== Exercise ==
Give the listing again character for character, but drop the images.

** start **

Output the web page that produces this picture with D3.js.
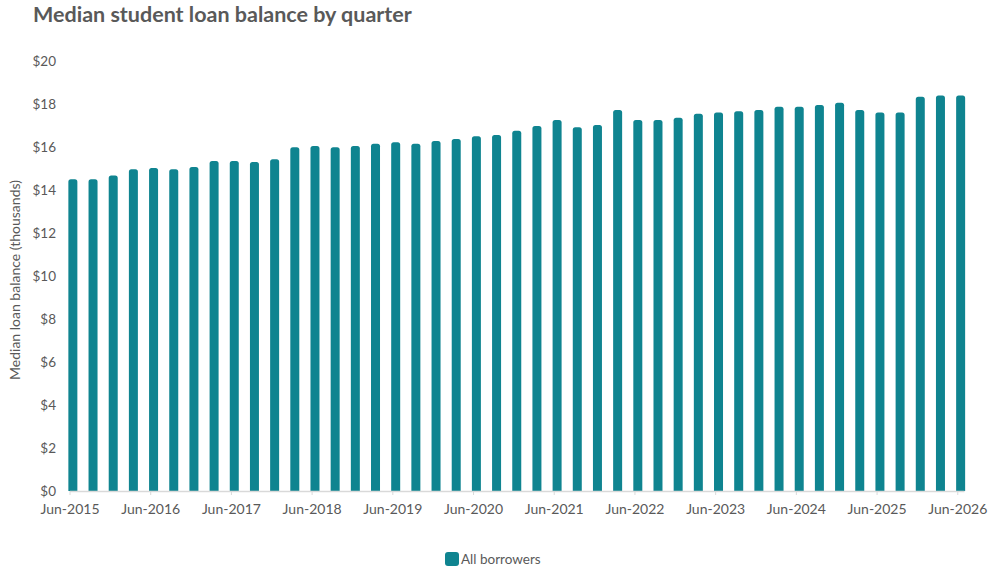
<!DOCTYPE html>
<html>
    <head>
        <meta charset="utf-8" />
        <title>Median student loan balance by quarter</title>
        <script src="https://d3js.org/d3.v7.min.js"></script>
        <style>
            body { margin: 0; background: #fff; }
            svg text { font-family: Lato, 'Open Sans', sans-serif; fill: #595959; }
        </style>
    </head>
    <body>
        <svg width="1000" height="578"></svg>
        <script>
            // quarterly points, Jun-2015 .. Jun-2026 (45 quarters)
            const quarters = d3.range(45)
            const balances = [
                14.50, 14.50, 14.67, 14.96, 15.02, 14.96, 15.07, 15.35, 15.35, 15.30,
                15.43, 15.99, 16.05, 15.99, 16.05, 16.15, 16.22, 16.15, 16.28, 16.37,
                16.50, 16.56, 16.76, 16.98, 17.26, 16.92, 17.02, 17.72, 17.26, 17.26,
                17.36, 17.55, 17.60, 17.66, 17.72, 17.87, 17.87, 17.95, 18.06, 17.72,
                17.60, 17.60, 18.34, 18.40, 18.40,
            ]
            const yearLabels = [
                'Jun-2015', 'Jun-2016', 'Jun-2017', 'Jun-2018', 'Jun-2019', 'Jun-2020',
                'Jun-2021', 'Jun-2022', 'Jun-2023', 'Jun-2024', 'Jun-2025', 'Jun-2026',
            ]
            const yTicks = [0, 2, 4, 6, 8, 10, 12, 14, 16, 18, 20]

            const svg = d3.select('svg')
            const color = '#0f8490'

            // month-based date axis, one slot per month
            const x = d3.scaleLinear().domain([0, 133]).range([69.5, 964])
            const y = d3.scaleLinear().domain([0, 20]).range([491, 61])

            svg.append('text')
                .attr('x', 33)
                .attr('y', 22)
                .style('font-size', '21.5px')
                .style('font-weight', 'bold')
                .style('fill', '#595959')
                .text('Median student loan balance by quarter')

            // y axis labels only
            const yAxis = svg.append('g')
                .attr('transform', 'translate(59,0)')
                .call(d3.axisLeft(y).tickValues(yTicks).tickSize(0).tickPadding(3)
                    .tickFormat((d) => '$' + d))
            yAxis.select('.domain').remove()
            yAxis.selectAll('text')
                .style('font-size', '13.5px')
                .style('font-family', 'Lato, sans-serif')
                .attr('fill', '#595959')

            svg.append('text')
                .attr('transform', 'translate(20,280) rotate(-90)')
                .attr('text-anchor', 'middle')
                .style('font-size', '14px')
                .text('Median loan balance (thousands)')

            const barW = 9
            const r = 2.5
            svg.append('g')
                .selectAll('path')
                .data(quarters)
                .join('path')
                .attr('fill', color)
                .attr('d', (i) => {
                    const cx = x(i * 3 + 0.5)
                    const x0 = cx - barW / 2
                    const x1 = cx + barW / 2
                    const y0 = y(0)
                    const yt = y(balances[i])
                    const p = d3.path()
                    p.moveTo(x0, y0)
                    p.lineTo(x0, yt + r)
                    p.arcTo(x0, yt, x0 + r, yt, r)
                    p.lineTo(x1 - r, yt)
                    p.arcTo(x1, yt, x1, yt + r, r)
                    p.lineTo(x1, y0)
                    p.closePath()
                    return p.toString()
                })

            // x axis
            const xAxis = svg.append('g')
                .attr('transform', `translate(0,${y(0)})`)
                .call(d3.axisBottom(x)
                    .tickValues(d3.range(0, 133, 12))
                    .tickSize(4)
                    .tickSizeOuter(0)
                    .tickPadding(9)
                    .tickFormat((d, i) => yearLabels[i]))
            xAxis.select('.domain').attr('stroke', '#d9d9d9').attr('stroke-width', 1.5)
            xAxis.selectAll('.tick line').attr('stroke', '#d9d9d9')
            xAxis.selectAll('text')
                .style('font-size', '14px')
                .style('font-family', 'Lato, sans-serif')
                .attr('fill', '#595959')

            // legend
            const legend = svg.append('g').attr('transform', 'translate(445,552)')
            legend.append('rect')
                .attr('width', 14)
                .attr('height', 14)
                .attr('rx', 3)
                .attr('fill', color)
            legend.append('text')
                .attr('x', 16)
                .attr('y', 11.5)
                .style('font-size', '13.5px')
                .text('All borrowers')
        </script>
    </body>
</html>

** end **

== Reply ==
Output the web page that produces this picture with D3.js.
<!DOCTYPE html>
<html>
    <head>
        <meta charset="utf-8" />
        <title>Median student loan balance by quarter</title>
        <script src="https://d3js.org/d3.v7.min.js"></script>
        <style>
            body { margin: 0; background: #fff; }
            svg text { font-family: Lato, 'Open Sans', sans-serif; fill: #595959; }
        </style>
    </head>
    <body>
        <svg width="1000" height="578"></svg>
        <script>
            // quarterly points, Jun-2015 .. Jun-2026 (45 quarters)
            const quarters = d3.range(45)
            const balances = [
                14.50, 14.50, 14.67, 14.96, 15.02, 14.96, 15.07, 15.35, 15.35, 15.30,
                15.43, 15.99, 16.05, 15.99, 16.05, 16.15, 16.22, 16.15, 16.28, 16.37,
                16.50, 16.56, 16.76, 16.98, 17.26, 16.92, 17.02, 17.72, 17.26, 17.26,
                17.36, 17.55, 17.60, 17.66, 17.72, 17.87, 17.87, 17.95, 18.06, 17.72,
                17.60, 17.60, 18.34, 18.40, 18.40,
            ]
            const yearLabels = [
                'Jun-2015', 'Jun-2016', 'Jun-2017', 'Jun-2018', 'Jun-2019', 'Jun-2020',
                'Jun-2021', 'Jun-2022', 'Jun-2023', 'Jun-2024', 'Jun-2025', 'Jun-2026',
            ]
            const yTicks = [0, 2, 4, 6, 8, 10, 12, 14, 16, 18, 20]

            const svg = d3.select('svg')
            const color = '#0f8490'

            // month-based date axis, one slot per month
            const x = d3.scaleLinear().domain([0, 133]).range([69.5, 964])
            const y = d3.scaleLinear().domain([0, 20]).range([491, 61])

            svg.append('text')
                .attr('x', 33)
                .attr('y', 22)
                .style('font-size', '21.5px')
                .style('font-weight', 'bold')
                .style('fill', '#595959')
                .text('Median student loan balance by quarter')

            // y axis labels only
            const yAxis = svg.append('g')
                .attr('transform', 'translate(59,0)')
                .call(d3.axisLeft(y).tickValues(yTicks).tickSize(0).tickPadding(3)
                    .tickFormat((d) => '$' + d))
            yAxis.select('.domain').remove()
            yAxis.selectAll('text')
                .style('font-size', '13.5px')
                .style('font-family', 'Lato, sans-serif')
                .attr('fill', '#595959')

            svg.append('text')
                .attr('transform', 'translate(20,280) rotate(-90)')
                .attr('text-anchor', 'middle')
                .style('font-size', '14px')
                .text('Median loan balance (thousands)')

            const barW = 9
            const r = 2.5
            svg.append('g')
                .selectAll('path')
                .data(quarters)
                .join('path')
                .attr('fill', color)
                .attr('d', (i) => {
                    const cx = x(i * 3 + 0.5)
                    const x0 = cx - barW / 2
                    const x1 = cx + barW / 2
                    const y0 = y(0)
                    const yt = y(balances[i])
                    const p = d3.path()
                    p.moveTo(x0, y0)
                    p.lineTo(x0, yt + r)
                    p.arcTo(x0, yt, x0 + r, yt, r)
                    p.lineTo(x1 - r, yt)
                    p.arcTo(x1, yt, x1, yt + r, r)
                    p.lineTo(x1, y0)
                    p.closePath()
                    return p.toString()
                })

            // x axis
            const xAxis = svg.append('g')
                .attr('transform', `translate(0,${y(0)})`)
                .call(d3.axisBottom(x)
                    .tickValues(d3.range(0, 133, 12))
                    .tickSize(4)
                    .tickSizeOuter(0)
                    .tickPadding(9)
                    .tickFormat((d, i) => yearLabels[i]))
            xAxis.select('.domain').attr('stroke', '#d9d9d9').attr('stroke-width', 1.5)
            xAxis.selectAll('.tick line').attr('stroke', '#d9d9d9')
            xAxis.selectAll('text')
                .style('font-size', '14px')
                .style('font-family', 'Lato, sans-serif')
                .attr('fill', '#595959')

            // legend
            const legend = svg.append('g').attr('transform', 'translate(445,552)')
            legend.append('rect')
                .attr('width', 14)
                .attr('height', 14)
                .attr('rx', 3)
                .attr('fill', color)
            legend.append('text')
                .attr('x', 16)
                .attr('y', 11.5)
                .style('font-size', '13.5px')
                .text('All borrowers')
        </script>
    </body>
</html>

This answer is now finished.